When one visits Gallipoli
for the first time, and that after reading about it for years, the first impression you
get is one of 'homecoming'. Strange as this may sound, I think it's true : when driving
along the coast, you know you must be close, you turn a headland, and all of a sudden
there it is : the Sfinx, in all its glory. And then there's Plugge's Plateau too, and
Walker's Ridge and ... One by one you recognize the locations you found so often in your
literature.It must be said, and this is no small compliment to the authors, that their
descriptions of the landscape were so graphically accurate that, as I said, you
immediately feel at home, rugged as the terrain may be.
Call it getting acquainted with the surroundings. During a first stay on the peninsula,
you gradually discover all the main sights of the campaign. You also notice that the place
now attracts an increasing number of Turkish tourists, but at the same time you see how
they limit their visit to the bare minimum : half an hour at the new monument at the
Chessboard, then back to the car for a second short stop at the Nek and then finally to
Chunuk Bair and the statue of Kemal and back home. Gallipoli in 2 hours. By yourself you
think there must be more, and you can't do it by car.

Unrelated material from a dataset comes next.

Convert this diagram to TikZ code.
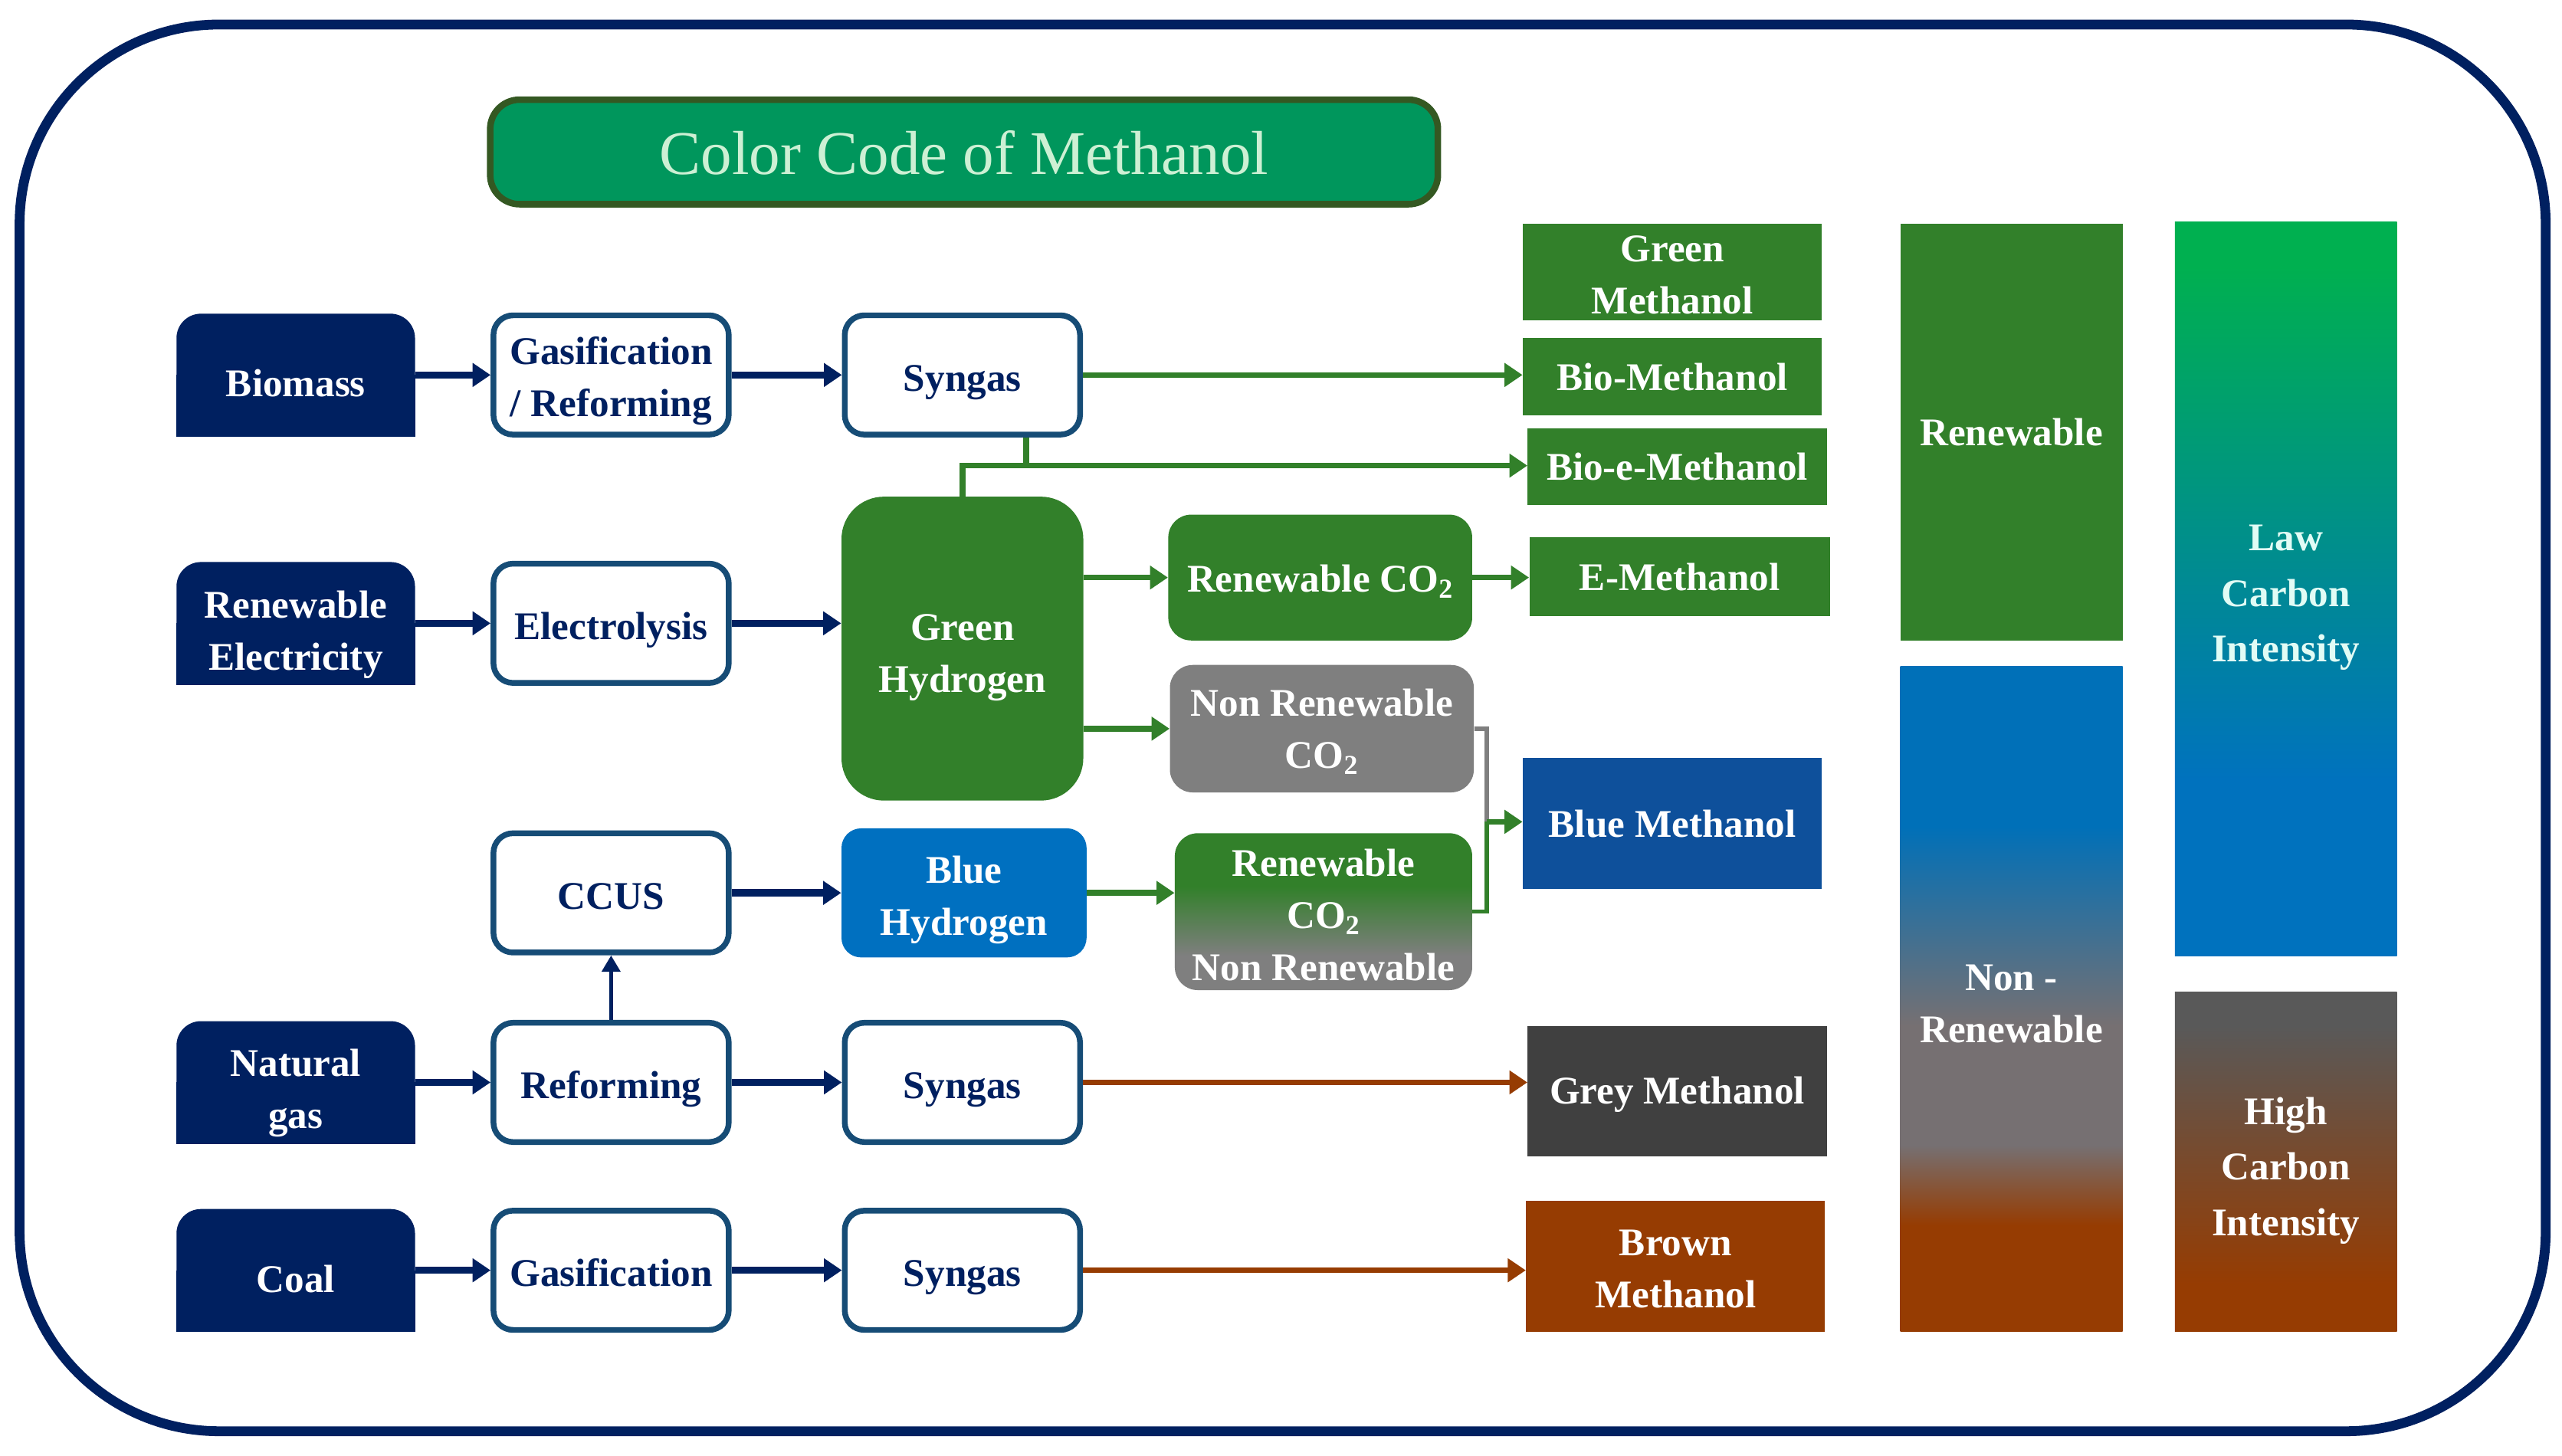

And then you make a second discovery : in your literature there is so much more, perhaps
not so spectacular as Lone Pine, but nevertheless fairly interesting if you want to get a
clear picture of what the campaign was all about. You are not satisfied any longer by
driving your car up the sealed road to Chunk Bair? No, you want to find out how it really
felt, back there in 1915, to do that on foot. And you discover the old track, once
constructed by the New Zealand engineers, and on your way up you pass the old Outposts and
the Tabletop. And later, you find yourself standing on the Farm, looking up at that
last part of the slope of Chunuk Bair, and when you finally reach the top, out of
breath, you are back among the tourists. And you think by yourself : now we've had it. Now
we know it all.
This feeling could even prevent one to return to Gallipoli for another visit to the
battlefields. However, as it turned out in our case, the peninsula had another surprise in
store. When back home, it's obvious you start rereading those episodes that deal with the
places you visited. And then, before you know, it happens : you stumble upon a story about
a place you don't know. And what is more, the sources you consult are unanimous : this one
spot has vanished, cannot be retraced after so many years. And there you are, puzzled,
intrigued, almost back on your way to Gallipoli to find out more.
This is about what happened to us before we started our hunt for the Balkan Pits.